Wednesday, February 1, 2012

Response to Lauren Sides's "New Coach"


            Lauren’s story is confusing to me on a lot of levels.  Not that there is no sense in telling a cheerleading drama, but this piece left me dumbfounded.  The story follows the brief glimpse into the life, Kaylee, a teenage girl whose talent and dedication to cheerleading could possibly lead her to a scholarship to Florida State University.  Briefly introduced are Kaylee’s mother and friends whose one-dimensional characteristics add almost nothing to the story.  Finally, the “big bad wolf” takes the form of the “new” coach Alex (who I believe does not have a last name.)  This ruthless coach beats his students to a pulp, forcing them to practice regardless of serious medical injuries or any other much more important things for that matter.  The story follows one narrow path from beginning to end. 
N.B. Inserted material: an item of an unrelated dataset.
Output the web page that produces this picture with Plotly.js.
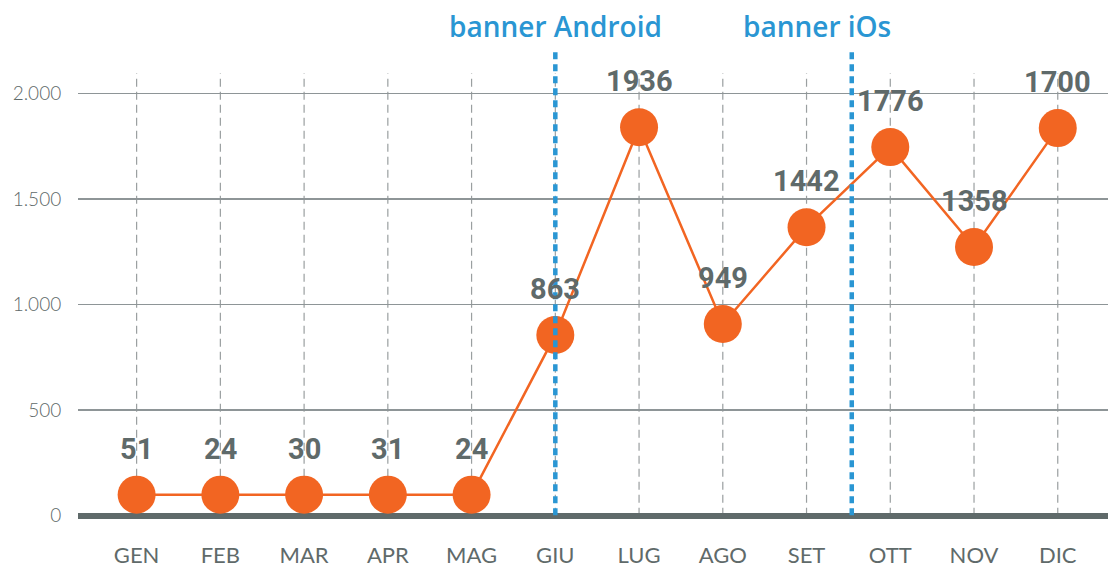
<!DOCTYPE html>
<html>
<head>
<meta charset="utf-8">
<script src="https://cdn.plot.ly/plotly-3.0.1.min.js"></script>
<style>html,body{margin:0;padding:0;background:#fff;}#chart{width:1109px;height:567px;}</style>
</head>
<body>
<div id="chart"></div>
<script>
const months = ['GEN','FEB','MAR','APR','MAG','GIU','LUG','AGO','SET','OTT','NOV','DIC'];
const plotted = [100, 100, 100, 100, 100, 856, 1839, 908, 1366, 1745, 1272, 1835];
const labels = ['51','24','30','31','24','863','1936','949','1442','1776','1358','1700'];
const yTickVals = [0, 500, 1000, 1500, 2000];
const yTickText = ['0','500','1.000','1.500','2.000'];
const bannerNames = ['banner Android','banner iOs'];
const bannerLinePos = [5, 8.54];
const bannerTextPos = [5, 8.12];

const gray = '#5f6a6a';
const orange = '#f26522';
const blue = '#2a96d3';

const xIdx = months.map((m,i)=>i);

const shapes = [];
xIdx.forEach(i=>{
  shapes.push({type:'line', xref:'x', yref:'y', x0:i, x1:i, y0:0, y1:2095,
    line:{color:'#9a9fa0', width:1.2, dash:'8px,5px'}, layer:'below'});
});
bannerLinePos.forEach(p=>{
  shapes.push({type:'line', xref:'x', yref:'paper', x0:p, x1:p, y0:0.01, y1:1,
    line:{color:blue, width:4.5, dash:'7px,5px'}, layer:'above'});
});

const annotations = [];
xIdx.forEach(i=>{
  annotations.push({x:i, y:plotted[i], xref:'x', yref:'y', text:labels[i], showarrow:false,
    yshift:46, font:{family:'Roboto, sans-serif', size:29, color:gray, weight:'bold'}});
});
bannerNames.forEach((t,k)=>{
  annotations.push({x:bannerTextPos[k], y:1, xref:'x', yref:'paper', yanchor:'bottom', yshift:4,
    text:t, showarrow:false, font:{family:'Open Sans, sans-serif', size:28, color:blue, weight:600}});
});

const trace = {
  x: xIdx, y: plotted, type:'scatter', mode:'lines+markers',
  line:{color:orange, width:2.5},
  marker:{color:orange, size:38},
  hoverinfo:'skip'
};

const layout = {
  width:1109, height:567,
  margin:{l:78, r:1, t:51, b:47},
  paper_bgcolor:'#fff', plot_bgcolor:'#fff',
  showlegend:false,
  xaxis:{range:[-0.7, 11.6], tickvals:xIdx, ticktext:months, showgrid:false, zeroline:false,
    ticks:'outside', ticklen:16, tickcolor:'rgba(0,0,0,0)', showline:false,
    tickfont:{family:'Lato, sans-serif', size:22, color:gray}},
  yaxis:{range:[-20, 2200], tickvals:yTickVals, ticktext:yTickText, showgrid:true,
    gridcolor:'#8e9597', gridwidth:1.5, zeroline:true, zerolinecolor:gray, zerolinewidth:6,
    ticks:'outside', ticklen:12, tickcolor:'rgba(0,0,0,0)', showline:false,
    tickfont:{family:'Lato, sans-serif', size:19, color:gray, weight:300}},
  shapes: shapes,
  annotations: annotations
};

Plotly.newPlot('chart', [trace], layout, {displayModeBar:false, staticPlot:true});
</script>
</body>
</html>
There is a gargantuan amount of potential in this story, yet the author briefly touches on them and instead uses “fluff” to create no real momentum. For me, the story lacks complexity, emotion, and believability.  With situations like bulimia, injuries, and other social dramas revolving around this high school, one can only wish to see those conflicts arise and resolve in some way.  Yet, the reader is given no direction and is left with the main character “walking out” of the scene with all of her misery. 
There are a lot of other technical issues as well.  The author decided to use huge block quotations, which take up ample space for important descriptions and mood setting opportunities.  Also, the characters seem so cold.  Why is this coach on a vendetta to ruin everyone’s lives?  There must be more to this character and the rest of the characters as well.  I believe this story has a lot of story to tell.  It simply needs to be crafted to suit the audience, and in doing so will make the work much more fluid.
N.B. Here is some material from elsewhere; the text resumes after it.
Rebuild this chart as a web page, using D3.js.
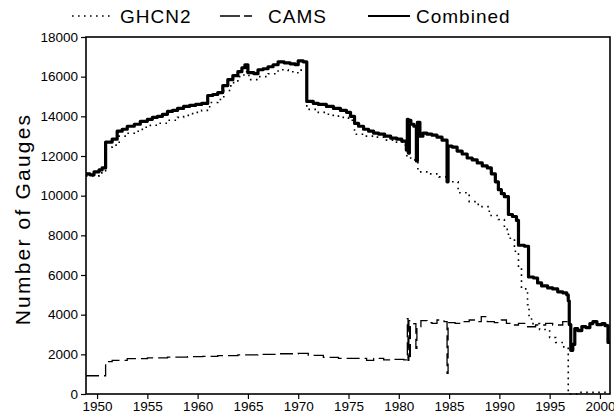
<!DOCTYPE html>
<html>
<head>
<meta charset="utf-8">
<script src="https://cdn.jsdelivr.net/npm/d3@7"></script>
<style>
	body { margin: 0; background: #fff; }
	svg { display: block; font-family: "Liberation Sans", Arial, sans-serif; }
	.tick_label { font-size: 13.5px; fill: #000; }
	.legend_text { font-size: 19px; letter-spacing: 1px; fill: #000; }
	.axis_title { font-size: 21px; letter-spacing: 2.2px; fill: #000; }
</style>
</head>
<body>
<svg id="chart" width="614" height="415"></svg>
<script>
// [year, number of gauges]
const ghcn2 = [
	[1948.9, 11000], [1949.5, 11000], [1950.2, 11150], [1950.85, 12450], [1951.5, 12550],
	[1952.2, 13000], [1953.0, 13150], [1953.7, 13250], [1954.5, 13450], [1955.3, 13550],
	[1956.0, 13650], [1957.0, 13800], [1958.0, 13950], [1958.6, 14050], [1959.5, 14200],
	[1960.4, 14300], [1961.2, 14700], [1962.0, 14850], [1962.6, 15300], [1963.3, 15700],
	[1964.0, 16000], [1964.6, 16250], [1965.1, 15850], [1966.0, 16000], [1967.0, 16150],
	[1968.0, 16350], [1969.0, 16250], [1969.8, 16200], [1970.3, 16350], [1970.85, 14350],
	[1972.0, 14200], [1973.0, 14050], [1974.0, 13950], [1975.0, 13800], [1975.6, 13100],
	[1976.5, 13000], [1977.5, 12950], [1978.5, 12800], [1979.5, 12700], [1980.5, 12550],
	[1980.8, 11900], [1981.6, 11800], [1981.9, 11200], [1983.0, 11100], [1984.0, 10950],
	[1984.9, 10700], [1985.9, 10150], [1987.0, 9700], [1987.9, 9450], [1989.0, 9000],
	[1989.9, 8800], [1990.5, 8300], [1990.9, 7850], [1991.5, 7200], [1991.9, 6400],
	[1992.2, 5300], [1992.8, 4500], [1992.95, 3900], [1993.2, 3550], [1994.0, 3250],
	[1995.0, 2850], [1995.6, 2600], [1996.4, 2300], [1996.85, 0], [1998.0, 80],
	[2001.0, 80]
];

const cams = [
	[1948.9, 920], [1950.85, 1630], [1951.5, 1700], [1953.0, 1780], [1955.0, 1820],
	[1957.0, 1860], [1959.0, 1880], [1960.5, 1900], [1962.0, 1930], [1964.0, 1970],
	[1966.0, 2000], [1968.0, 2030], [1970.0, 2050], [1971.0, 1950], [1972.5, 1850],
	[1974.0, 1800], [1975.5, 1800], [1976.8, 1700], [1977.5, 1800], [1978.5, 1720],
	[1979.5, 1750], [1980.5, 1720], [1980.85, 3800], [1980.92, 1700], [1981.0, 3700],
	[1981.08, 1750], [1981.15, 3450], [1981.5, 3550], [1981.7, 2300], [1981.8, 3400],
	[1982.2, 3700], [1982.8, 3600], [1983.3, 3560], [1983.8, 3730], [1984.5, 3650],
	[1984.8, 1040], [1984.9, 3600], [1985.6, 3560], [1986.3, 3650], [1987.0, 3730],
	[1987.6, 3650], [1988.2, 3900], [1988.8, 3650], [1989.5, 3600], [1990.2, 3730],
	[1990.7, 3560], [1991.2, 3480], [1991.9, 3560], [1992.6, 3390], [1993.6, 3480],
	[1994.6, 3560], [1995.3, 3480], [1996.3, 3650], [1996.85, 3560], [1997.1, 2200],
	[1997.3, 2500], [1997.5, 3300], [1997.8, 3200], [1998.2, 3400], [1998.6, 3350],
	[1999.0, 3550], [1999.3, 3650], [1999.7, 3500], [2000.2, 3550], [2000.5, 3450],
	[2000.8, 2600], [2001.0, 2600]
];

const combined = [
	[1948.9, 11100], [1949.3, 11050], [1949.7, 11200], [1950.2, 11300], [1950.5, 11400],
	[1950.85, 12700], [1951.5, 12850], [1952.0, 13250], [1952.5, 13350], [1953.0, 13500],
	[1953.7, 13600], [1954.3, 13750], [1955.0, 13850], [1955.5, 13950], [1956.0, 14000],
	[1956.5, 14100], [1957.0, 14250], [1957.5, 14300], [1958.0, 14400], [1958.6, 14500],
	[1959.2, 14550], [1959.8, 14600], [1960.4, 14650], [1961.0, 15050], [1961.5, 15100],
	[1962.0, 15200], [1962.5, 15550], [1963.0, 15850], [1963.5, 16050], [1964.0, 16250],
	[1964.4, 16450], [1964.7, 16600], [1965.0, 16200], [1965.6, 16150], [1966.0, 16350],
	[1966.5, 16400], [1967.0, 16500], [1967.5, 16600], [1968.0, 16750], [1968.6, 16700],
	[1969.2, 16650], [1969.7, 16600], [1970.0, 16800], [1970.5, 16750], [1970.85, 14750],
	[1971.5, 14650], [1972.0, 14600], [1972.8, 14500], [1973.5, 14400], [1974.2, 14300],
	[1974.8, 14200], [1975.2, 14000], [1975.6, 13650], [1976.0, 13500], [1976.5, 13350],
	[1977.0, 13250], [1977.5, 13150], [1978.0, 13100], [1978.6, 13000], [1979.2, 12900],
	[1979.8, 12850], [1980.3, 12750], [1980.75, 12300], [1980.85, 13850], [1980.95, 12150],
	[1981.05, 13800], [1981.2, 13600], [1981.5, 13500], [1981.75, 11750], [1981.85, 13700],
	[1982.1, 13000], [1982.4, 13150], [1982.8, 13100], [1983.3, 13050], [1983.8, 12950],
	[1984.3, 12800], [1984.8, 10700], [1984.9, 12500], [1985.3, 12450], [1985.8, 12250],
	[1986.3, 12100], [1986.8, 11900], [1987.3, 11800], [1987.8, 11650], [1988.3, 11500],
	[1988.8, 11400], [1989.2, 11100], [1989.6, 10700], [1989.9, 10300], [1990.2, 10100],
	[1990.5, 9950], [1990.9, 9050], [1991.3, 8950], [1991.7, 8750], [1991.9, 7500],
	[1992.5, 7450], [1992.9, 5900], [1993.4, 5850], [1993.8, 5600], [1994.2, 5450],
	[1994.8, 5350], [1995.3, 5300], [1995.8, 5150], [1996.3, 5100], [1996.7, 5000],
	[1996.85, 4700], [1996.95, 3500], [1997.1, 2200], [1997.3, 2500], [1997.5, 3300],
	[1997.8, 3200], [1998.2, 3400], [1998.6, 3350], [1999.0, 3550], [1999.3, 3650],
	[1999.7, 3500], [2000.2, 3550], [2000.5, 3450], [2000.8, 2600], [2001.0, 2600]
];

const yearTicks = [1950, 1955, 1960, 1965, 1970, 1975, 1980, 1985, 1990, 1995, 2000];
const gaugeTicks = [0, 2000, 4000, 6000, 8000, 10000, 12000, 14000, 16000, 18000];
const legendNames = ["GHCN2", "CAMS", "Combined"];

var svg = d3.select("#chart");

const plotLeft = 86, plotRight = 610, plotTop = 37, plotBottom = 394;

var x = d3.scaleLinear().domain([1948.9, 2001.0]).range([plotLeft, plotRight]);
var y = d3.scaleLinear().domain([0, 18000]).range([plotBottom, plotTop]);

//y axis, ticks outward
var yAxis = svg.append("g")
	.attr("transform", "translate(" + plotLeft + ",0)")
	.call(d3.axisLeft(y).tickValues(gaugeTicks).tickSize(5).tickPadding(3).tickFormat(d3.format("d")));

//x axis
var xAxis = svg.append("g")
	.attr("transform", "translate(0," + plotBottom + ")")
	.call(d3.axisBottom(x).tickValues(yearTicks).tickSize(5).tickPadding(2).tickFormat(d3.format("d")));

[yAxis, xAxis].forEach(function(a){
	a.select(".domain").remove();
	a.selectAll("line").attr("stroke", "#000").attr("stroke-width", 1.2);
	a.selectAll("text").attr("class", "tick_label").attr("font-family", null).attr("font-size", null);
});

//frame
svg.append("rect")
	.attr("x", plotLeft)
	.attr("y", plotTop)
	.attr("width", plotRight - plotLeft)
	.attr("height", plotBottom - plotTop)
	.attr("fill", "none")
	.attr("stroke", "#000")
	.attr("stroke-width", 1.6);

var line = d3.line()
	.x(d => x(d[0]))
	.y(d => y(d[1]))
	.curve(d3.curveStepAfter);

svg.append("path")
	.datum(ghcn2)
	.attr("d", line)
	.attr("fill", "none")
	.attr("stroke", "#000")
	.attr("stroke-width", 1.6)
	.attr("stroke-dasharray", "1.6,4.4");

//before 1981 the CAMS line is long-dashed, afterwards it looks almost solid
svg.append("path")
	.datum(cams)
	.attr("d", line)
	.attr("fill", "none")
	.attr("stroke", "#000")
	.attr("stroke-width", 1.3)
	.attr("stroke-dasharray", "13,5");

svg.append("path")
	.datum(combined)
	.attr("d", line)
	.attr("fill", "none")
	.attr("stroke", "#000")
	.attr("stroke-width", 3.2)
	.attr("stroke-linejoin", "round");

//axis title
svg.append("text")
	.attr("class", "axis_title")
	.attr("text-anchor", "middle")
	.attr("transform", "translate(30,219) rotate(-90)")
	.text("Number of Gauges");

//legend
const legendX = [72, 220, 368];
const legendStyle = [
	{dash: "1.6,4.4", width: 1.6},
	{dash: "20,4,8,10", width: 1.4},
	{dash: null, width: 2}
];
legendNames.forEach(function(name, i){
	svg.append("line")
		.attr("x1", legendX[i])
		.attr("x2", legendX[i] + 42)
		.attr("y1", 16)
		.attr("y2", 16)
		.attr("stroke", "#000")
		.attr("stroke-width", legendStyle[i].width)
		.attr("stroke-dasharray", legendStyle[i].dash);
	svg.append("text")
		.attr("class", "legend_text")
		.attr("x", legendX[i] + 48)
		.attr("y", 23)
		.text(name);
});
</script>
</body>
</html>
Cary Bayless's "Mountain Blood"


            Cary’s story is filled to brim with plot points, flashbacks, and character connections.  However, I believe this to be the story’s downfall.  There are plenty of interesting things going on, but the lack of continuity and cohesion are a bit overwhelming.  The story follows the main character, Chad, and his attempts to come to terms with the loss (I think) of his girlfriend, Julia.  Joining the cast is Chad’s friend, Beau.  A seemingly rugged southern man, Beau aids the main character in his predicament and brings a sense of contentment to Chad.  The story follows a jagged linear pattern in which I mean to plot dips and dives through various thought interruptions and one big flashback.  I was a bit confused with the scenes about the ring (presumably a wedding ring).  Isn’t Chad’s girlfriend dead and gone?  Or is Chad simply trying to maintain his connection with his lover through the ring?
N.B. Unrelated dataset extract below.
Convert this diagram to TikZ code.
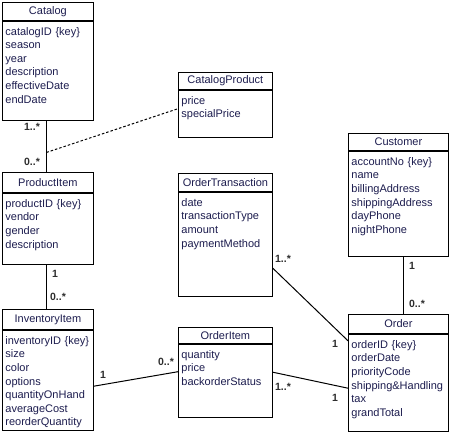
\documentclass[tikz,border=0pt]{standalone}
\usepackage{fontspec}
\setmainfont{Liberation Sans}
\usetikzlibrary{positioning}
\definecolor{umltext}{RGB}{28,28,78}
\definecolor{multtext}{RGB}{45,45,45}
\tikzset{
  classhead/.style={draw, line width=0.8pt, anchor=north west, minimum width=#1,
    minimum height=18pt, inner sep=0pt, text=umltext},
  classbody/.style 2 args={draw, line width=0.8pt, text width=#1, align=left,
    inner xsep=3pt, inner ysep=0pt, text height=14pt, text depth=#2, text=umltext},
  assoc/.style={line width=1pt},
  mult/.style={font=\fontsize{10.5}{12}\selectfont\bfseries, text=multtext, inner sep=0pt}
}
\begin{document}
\begin{tikzpicture}[x=1pt, y=-1pt, font=\fontsize{11}{13.6}\selectfont]
\useasboundingbox (0,0) rectangle (452,433);
% classes
\node[classhead=91pt] (catalog) at (2,2) {Catalog};
\node[classbody={85pt}{85pt}, below=0pt of catalog] (catalogbody)
  {catalogID \{key\}\\season\\year\\description\\effectiveDate\\endDate};
\node[classhead=94pt, minimum height=17pt] (cp) at (178,72) {CatalogProduct};
\node[classbody={88pt}{33pt}, below=0pt of cp] (cpbody) {price\\specialPrice};
\node[classhead=91pt, minimum height=20pt] (productitem) at (2,172) {ProductItem};
\node[classbody={85pt}{57pt}, below=0pt of productitem] (pibody)
  {productID \{key\}\\vendor\\gender\\description};
\node[classhead=91pt, minimum height=20pt] (inventoryitem) at (2,309) {InventoryItem};
\node[classbody={85pt}{86pt}, below=0pt of inventoryitem] (iibody)
  {inventoryID \{key\}\\size\\color\\options\\quantityOnHand\\averageCost\\reorderQuantity};
\node[classhead=94pt] (ordertrans) at (178,173) {OrderTransaction};
\node[classbody={88pt}{90pt}, below=0pt of ordertrans] (otbody)
  {date\\transactionType\\amount\\paymentMethod};
\node[classhead=94pt, minimum height=16pt] (orderitem) at (178,327) {OrderItem};
\node[classbody={88pt}{59pt}, below=0pt of orderitem] (oibody)
  {quantity\\price\\backorderStatus};
\node[classhead=100pt, minimum height=17pt] (customer) at (348,133) {Customer};
\node[classbody={94pt}{91pt}, below=0pt of customer] (custbody)
  {accountNo \{key\}\\name\\billingAddress\\shippingAddress\\dayPhone\\nightPhone};
\node[classhead=100pt, minimum height=19pt] (order) at (348,314) {Order};
\node[classbody={94pt}{83pt}, below=0pt of order] (orderbody)
  {orderID \{key\}\\orderDate\\priorityCode\\shipping\&Handling\\tax\\grandTotal};

% associations
\draw[assoc] ([xshift=-1.5pt]catalogbody.south) -- coordinate[pos=0.62] (catjoin) ([xshift=-1.5pt]productitem.north);
\draw[line width=1pt, dash pattern=on 2.5pt off 2pt] (catjoin) -- ([yshift=5pt]cpbody.west);
\draw[assoc] ([xshift=-1.5pt]pibody.south) -- ([xshift=-1.5pt]inventoryitem.north);
\draw[assoc] ([yshift=-6pt]iibody.east) -- ([yshift=9pt]oibody.west);
\draw[assoc] ([yshift=8.5pt]oibody.east) -- ([yshift=-5.5pt]orderbody.west);
\draw[assoc] ([yshift=-24pt]otbody.east) -- ([yshift=-7pt]orderbody.north west);
\draw[assoc] ([xshift=5pt]custbody.south) -- ([xshift=5pt]order.north);

% multiplicities
\node[mult] (m1) at (32,127) {1..*};
\node[mult] (m2) at (32,162) {0..*};
\node[mult] (m3) at (55,274) {1};
\node[mult] (m4) at (58,297) {0..*};
\node[mult] (m5) at (103,375) {1};
\node[mult] (m6) at (166,362) {0..*};
\node[mult] (m7) at (283,259) {1..*};
\node[mult] (m8) at (335,344) {1};
\node[mult] (m9) at (283,387) {1..*};
\node[mult] (m10) at (335,398) {1};
\node[mult] (m11) at (412,266) {1};
\node[mult] (m12) at (417,304) {0..*};
\end{tikzpicture}
\end{document}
            The author’s intent throughout the story is pretty obvious.  He made sure that if the reader didn’t understand the cliché story line, he’d add a final “thought provoking” line.  To me, I felt that this gave away the story (and all the fun).  The interpretation element is far out for we now know that “Light will always triumph darkness.”  I’m simply disappointed in the cop-out.  The story is full of interesting elements: Love and loss, friendship, a bottomless mountain, and a pair of college-student-murdering vigilantes.  Not that I minded the dialogue, but there are a lot of technical errors that need to be revised. 
            I can see the story going in a lot of different directions.  I like how the writer played with the chronological order.  This element can surely be used to your advantage if it’s done correctly.  I would love to see a revised version of this with a bit more excitement as I anticipated from the title.